Dutkiewicz and Dickstein do not argue for replacing the political and radical thrust of veganism with anything else that might get at the interconnection of oppressions. This is not of particular concern to them. What have they got to lose by reducing the radical thrust of veganism? In fact, taking a conservative stance within academia is typically rewarded. By removing something like activism or wider social awareness from veganism, the authors play it safe and protect their institutional statuses and jobs. 

I haven’t seen anyone make a direct and public critique of this article. Admittedly I was hesitant to write this because it calls attention to what I consider to be an erroneous, racist, and hurtful argument. But I do think veganism must be defended in its radical glory. A minimal practice-based definition made by two white people just seems a little too similar to white people calling for an end of teaching critical race theory (Kaepernick et al., 2023) or movements in animal advocacy spaces towards racist effective altruism. Vegan sociologists should stand behind a consistent anti-oppression definition of veganism and make it clear that a minimal practice-based definition is incorrect. No one should sit back quietly while two highly privileged people publicly and categorically silence vegans of color. 

 

References

Dutkiewicz, J. and Dickstein, J. (2021) ‘The Ism in veganism: The case for a minimal practice-based definition’, Food Ethics, 6(2), pp. 1-19.

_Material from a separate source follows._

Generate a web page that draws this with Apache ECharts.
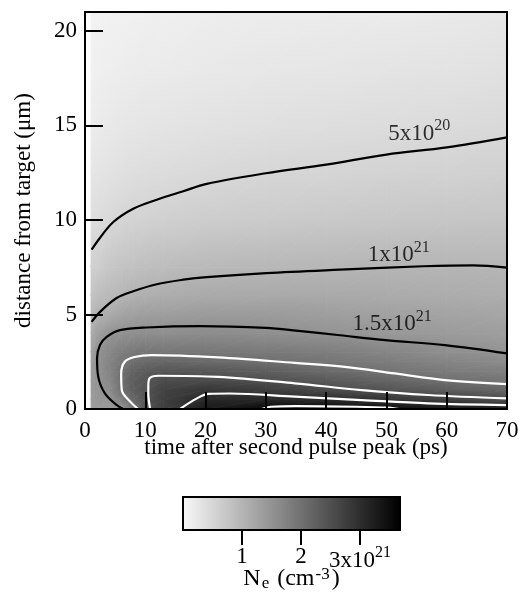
<!DOCTYPE html>
<html>
<head>
<meta charset="utf-8">
<title>Ne contour</title>
<script src="https://cdn.jsdelivr.net/npm/echarts@6/dist/echarts.min.js"></script>
<style>
  html, body { margin: 0; padding: 0; background: #fff; }
  #chart { width: 519px; height: 610px; }
</style>
</head>
<body>
<div id="chart"></div>
<script>
// grid of the density map, values in 1e21 cm^-3
var TIMES = [1, 2, 4, 6, 8, 10, 13, 20, 30, 40, 50, 60, 70];
var DIST = [0, 0.5, 1, 1.5, 2, 2.5, 3, 4, 5, 6, 7.5, 10, 12.5, 15, 18, 21];
var NE = [  // one row per time, one value per distance
    [1.35, 1.37, 1.38, 1.38, 1.37, 1.33, 1.28, 1.13, 0.93, 0.78, 0.59, 0.38, 0.26, 0.17, 0.11, 0.08],
    [1.40, 1.44, 1.46, 1.48, 1.50, 1.51, 1.48, 1.30, 1.04, 0.86, 0.63, 0.42, 0.29, 0.20, 0.13, 0.09],
    [1.38, 1.47, 1.58, 1.68, 1.72, 1.72, 1.67, 1.49, 1.15, 0.93, 0.72, 0.48, 0.33, 0.23, 0.15, 0.10],
    [1.45, 1.78, 2.00, 2.03, 2.01, 1.93, 1.82, 1.53, 1.25, 1.00, 0.78, 0.52, 0.36, 0.25, 0.17, 0.11],
    [1.93, 2.15, 2.28, 2.30, 2.22, 2.06, 1.92, 1.56, 1.30, 1.05, 0.82, 0.55, 0.38, 0.27, 0.18, 0.12],
    [2.42, 2.44, 2.45, 2.42, 2.32, 2.12, 1.94, 1.58, 1.34, 1.08, 0.86, 0.57, 0.40, 0.28, 0.19, 0.13],
    [2.75, 2.75, 2.70, 2.57, 2.42, 2.16, 1.93, 1.57, 1.34, 1.12, 0.88, 0.60, 0.42, 0.30, 0.20, 0.14],
    [3.30, 3.10, 2.88, 2.58, 2.40, 2.10, 1.93, 1.60, 1.38, 1.16, 0.93, 0.64, 0.46, 0.33, 0.23, 0.16],
    [3.58, 3.12, 2.78, 2.51, 2.28, 2.04, 1.88, 1.56, 1.38, 1.17, 0.96, 0.67, 0.50, 0.36, 0.25, 0.18],
    [3.58, 3.05, 2.58, 2.36, 2.10, 1.95, 1.82, 1.50, 1.34, 1.17, 0.98, 0.70, 0.52, 0.38, 0.27, 0.19],
    [3.52, 2.90, 2.44, 2.20, 1.98, 1.84, 1.70, 1.42, 1.29, 1.15, 1.00, 0.73, 0.55, 0.41, 0.29, 0.20],
    [3.35, 2.75, 2.30, 2.04, 1.86, 1.72, 1.56, 1.38, 1.26, 1.13, 1.00, 0.74, 0.57, 0.43, 0.31, 0.22],
    [3.25, 2.52, 2.15, 1.95, 1.80, 1.62, 1.50, 1.34, 1.22, 1.10, 0.99, 0.76, 0.59, 0.46, 0.34, 0.25]
];

// contour lines [time, distance]
var C05 = [[1.1, 8.43], [2.5, 9.06], [4.7, 9.89], [8, 10.59], [11.9, 11.07], [16.3, 11.52], [20.2, 11.91],
    [30, 12.47], [40, 12.93], [50, 13.46], [60, 13.84], [70, 14.37]];
var C10 = [[1.1, 4.61], [2.5, 5.14], [5.25, 5.87], [8, 6.23], [11.9, 6.6], [16.3, 6.84], [20.2, 6.98],
    [30.1, 7.19], [42.3, 7.37], [56.1, 7.55], [64.4, 7.6], [70, 7.48]];
var C15 = [[70, 2.94], [59.7, 3.38], [49.8, 3.64], [42.3, 3.9], [35, 4.15], [30, 4.29], [19.1, 4.38],
    [10.2, 4.31], [5.8, 4.17], [3.6, 3.82], [2.5, 3.4], [2.0, 2.7], [2.2, 1.7], [3.3, 0.83], [5.25, 0.21], [6.35, 0]];
var C20 = [[70, 1.32], [59.7, 1.53], [51.4, 1.88], [43.1, 2.23], [34.8, 2.44], [22.1, 2.73], [11.1, 2.85],
    [8.2, 2.75], [6.6, 2.5], [6.0, 1.88], [6.1, 1.0], [7.5, 0.39], [8.8, 0]];
var C25 = [[70, 0.56], [56.9, 0.74], [45.9, 1.0], [34.8, 1.36], [22.1, 1.7], [12.2, 1.76], [10.7, 1.62],
    [10.5, 1.2], [10.5, 0.83], [10.8, 0]];
var C30 = [[70, 0.21], [56.9, 0.3], [45.9, 0.47], [34.8, 0.65], [24, 0.82], [20.5, 0.8], [18.5, 0.55], [15.75, 0]];
var C35 = [[29.3, 0], [30.8, 0.12], [35, 0.15], [45, 0.12], [50.3, 0.07], [52, 0]];

// contour labels, anchored at their left end
var LABEL_T = [50.2, 46.8, 44.3];
var LABEL_Y = [14.56, 8.13, 4.49];
var LABEL_BASE = ['5x10', '1x10', '1.5x10'];
var LABEL_EXP = ['20', '21', '21'];

var X_TICKS = [0, 10, 20, 30, 40, 50, 60, 70];
var Y_TICKS = [0, 5, 10, 15, 20];
var CBAR_TICKS = [1, 2, 3];
var CBAR_MAX = 3.68;

var SERIF = '"Liberation Serif", "DejaVu Serif", serif';
var FS = 23;

function grayOf(v) {
    var f = Math.min(Math.max(v / CBAR_MAX, 0), 1);
    var g = Math.round(248 * (1 - f));
    return 'rgb(' + g + ',' + g + ',' + g + ')';
}

// planar shading of a triangle: one linear gradient along the value gradient
function triFill(pa, pb, pc, va, vb, vc) {
    var e1x = pb[0] - pa[0], e1y = pb[1] - pa[1];
    var e2x = pc[0] - pa[0], e2y = pc[1] - pa[1];
    var d1 = vb - va, d2 = vc - va;
    var det = e1x * e2y - e1y * e2x;
    var lo = Math.min(va, vb, vc), hi = Math.max(va, vb, vc);
    if (Math.abs(det) < 1e-9 || hi - lo < 1e-6) return grayOf(va);
    var gx = (d1 * e2y - d2 * e1y) / det;
    var gy = (e1x * d2 - e2x * d1) / det;
    var g2 = gx * gx + gy * gy;
    if (g2 < 1e-14) return grayOf(va);
    var s = (lo - va) / g2, e = (hi - va) / g2;
    return {
        type: 'linear', global: true,
        x: pa[0] + gx * s, y: pa[1] + gy * s,
        x2: pa[0] + gx * e, y2: pa[1] + gy * e,
        colorStops: [{offset: 0, color: grayOf(lo)}, {offset: 1, color: grayOf(hi)}]
    };
}

function tri(a, b, c, va, vb, vc) {
    var fill = triFill(a, b, c, va, vb, vc);
    return {
        type: 'polygon',
        shape: {points: [a, b, c]},
        style: {fill: fill, stroke: fill, lineWidth: 0.8}
    };
}

var cells = [];
for (var i = 0; i < TIMES.length - 1; i++) {
    for (var j = 0; j < DIST.length - 1; j++) {
        cells.push([TIMES[i], DIST[j], TIMES[i + 1], DIST[j + 1], i, j]);
    }
}

function renderCell(params, api) {
    var i = api.value(4), j = api.value(5);
    var p00 = api.coord([api.value(0), api.value(1)]);
    var p10 = api.coord([api.value(2), api.value(1)]);
    var p01 = api.coord([api.value(0), api.value(3)]);
    var p11 = api.coord([api.value(2), api.value(3)]);
    var v00 = NE[i][j], v10 = NE[i + 1][j], v01 = NE[i][j + 1], v11 = NE[i + 1][j + 1];
    return {
        type: 'group',
        children: [
            tri(p00, p10, p11, v00, v10, v11),
            tri(p00, p11, p01, v00, v11, v01)
        ]
    };
}

function renderBar(params, api) {
    var a = api.coord([api.value(0), api.value(1)]);
    var b = api.coord([api.value(2), api.value(3)]);
    return {
        type: 'rect',
        shape: {x: a[0], y: b[1], width: b[0] - a[0], height: a[1] - b[1]},
        style: {
            fill: {
                type: 'linear', x: 0, y: 0, x2: 1, y2: 0,
                colorStops: [{offset: 0, color: grayOf(0)}, {offset: 1, color: grayOf(CBAR_MAX)}]
            }
        }
    };
}

function contour(data, color) {
    return {
        type: 'line', xAxisIndex: 0, yAxisIndex: 0,
        data: data, smooth: 0.35, symbol: 'none', silent: true, z: 3,
        lineStyle: {color: color, width: 2.2}
    };
}

var labelData = [];
for (var k = 0; k < LABEL_T.length; k++) {
    labelData.push({value: [LABEL_T[k], LABEL_Y[k]], base: LABEL_BASE[k], exp: LABEL_EXP[k]});
}

var richNum = {
    b: {fontSize: FS, fontFamily: SERIF, color: '#000'},
    s: {fontSize: 16, fontFamily: SERIF, color: '#000', padding: [0, 0, 15, 0]}
};

var chart = echarts.init(document.getElementById('chart'), null, {renderer: 'canvas'});

var option = {
    animation: false,
    backgroundColor: '#fff',
    textStyle: {fontFamily: SERIF, color: '#000'},
    grid: [
        {left: 85, top: 12, width: 422, height: 397, show: true, borderColor: '#000', borderWidth: 2,
            backgroundColor: 'transparent', z: 10, containLabel: false, outerBoundsMode: 'none'},
        {left: 183, top: 497, width: 217, height: 33, show: true, borderColor: '#000', borderWidth: 2,
            backgroundColor: 'transparent', z: 10, containLabel: false, outerBoundsMode: 'none'}
    ],
    xAxis: [
        {
            type: 'value', gridIndex: 0, min: 0, max: 70, interval: 10, z: 8,
            axisLine: {show: true, onZero: false, lineStyle: {color: '#000', width: 2}},
            axisTick: {show: true, inside: true, length: 17, customValues: X_TICKS, lineStyle: {color: '#000', width: 2}},
            axisLabel: {color: '#000', fontSize: FS, fontFamily: SERIF, margin: 10, customValues: X_TICKS},
            splitLine: {show: false},
            name: 'time after second pulse peak (ps)', nameLocation: 'middle', nameGap: 27, nameMoveOverlap: false,
            nameTextStyle: {color: '#000', fontSize: FS, fontFamily: SERIF}
        },
        {
            type: 'value', gridIndex: 1, min: 0, max: CBAR_MAX, z: 8,
            axisLine: {show: false},
            axisTick: {show: true, inside: false, length: 15, customValues: CBAR_TICKS, lineStyle: {color: '#000', width: 2}},
            axisLabel: {
                customValues: CBAR_TICKS, margin: 15,
                formatter: function (v) {
                    return v === 3 ? '{b|3x10}{s|21}' : '{b|' + v + '}';
                },
                rich: richNum
            },
            splitLine: {show: false},
            name: '{b|N}{sub|e}{b| (cm}{sup|-3}{b|)}', nameLocation: 'middle', nameGap: 36, nameMoveOverlap: false,
            nameTextStyle: {
                rich: {
                    b: {fontSize: 24, fontFamily: SERIF, color: '#000'},
                    sub: {fontSize: 17, fontFamily: SERIF, color: '#000', padding: [9, 2, 0, 1]},
                    sup: {fontSize: 17, fontFamily: SERIF, color: '#000', padding: [0, 2, 9, 1]}
                }
            }
        }
    ],
    yAxis: [
        {
            type: 'value', gridIndex: 0, min: 0, max: 21, interval: 5, z: 8,
            axisLine: {show: true, onZero: false, lineStyle: {color: '#000', width: 2}},
            axisTick: {show: true, inside: true, length: 18, customValues: Y_TICKS, lineStyle: {color: '#000', width: 2}},
            axisLabel: {color: '#000', fontSize: FS, fontFamily: SERIF, margin: 8, customValues: Y_TICKS},
            splitLine: {show: false},
            name: 'distance from target (\u03bcm)', nameLocation: 'middle', nameGap: 50, nameMoveOverlap: false,
            nameTextStyle: {color: '#000', fontSize: FS, fontFamily: SERIF}
        },
        {type: 'value', gridIndex: 1, min: 0, max: 1, show: false}
    ],
    series: [
        {
            type: 'custom', xAxisIndex: 0, yAxisIndex: 0, data: cells,
            encode: {x: [0, 2], y: [1, 3]}, renderItem: renderCell, silent: true, z: 1, clip: true
        },
        contour(C05, '#000'),
        contour(C10, '#000'),
        contour(C15, '#000'),
        contour(C20, '#fff'),
        contour(C25, '#fff'),
        contour(C30, '#fff'),
        contour(C35, '#fff'),
        {
            type: 'scatter', xAxisIndex: 0, yAxisIndex: 0, data: labelData,
            symbolSize: 1, itemStyle: {color: 'rgba(0,0,0,0)'}, silent: true, z: 4,
            label: {
                show: true, position: 'right', distance: 0,
                formatter: function (p) {
                    return '{b|' + p.data.base + '}{s|' + p.data.exp + '}';
                },
                rich: richNum
            }
        },
        {
            type: 'custom', xAxisIndex: 1, yAxisIndex: 1, data: [[0, 0, CBAR_MAX, 1]],
            encode: {x: [0, 2], y: [1, 3]}, renderItem: renderBar, silent: true, z: 1
        }
    ]
};

chart.setOption(option);
</script>
</body>
</html>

Feliz Brueck, J. (2017) Veganism in an Oppressive World: A Vegans of Color Community Project. Sanctuary Publishers.

Feliz Brueck, J. (2019) Veganism of Color: Decentering Whiteness in Human and Nonhuman Liberation. Sanctuary Publishers. 

Feliz Brueck, J. and McNeill, Z. (2020) Queer and trans voices: Achieving liberation through consistent anti-oppression. Sanctuary Publishers.

Kaepernick, C., Kelley, R. D. G., and Taylor, K. (Eds) (2023) Our history has always been contraband: In defense of Black studies. Haymarket Books.

Poirier, N. (2023) ‘Three Sociological Paradoxes of Eating Animals’, Student Journal for Vegan Sociology, 2, pp. 41-52.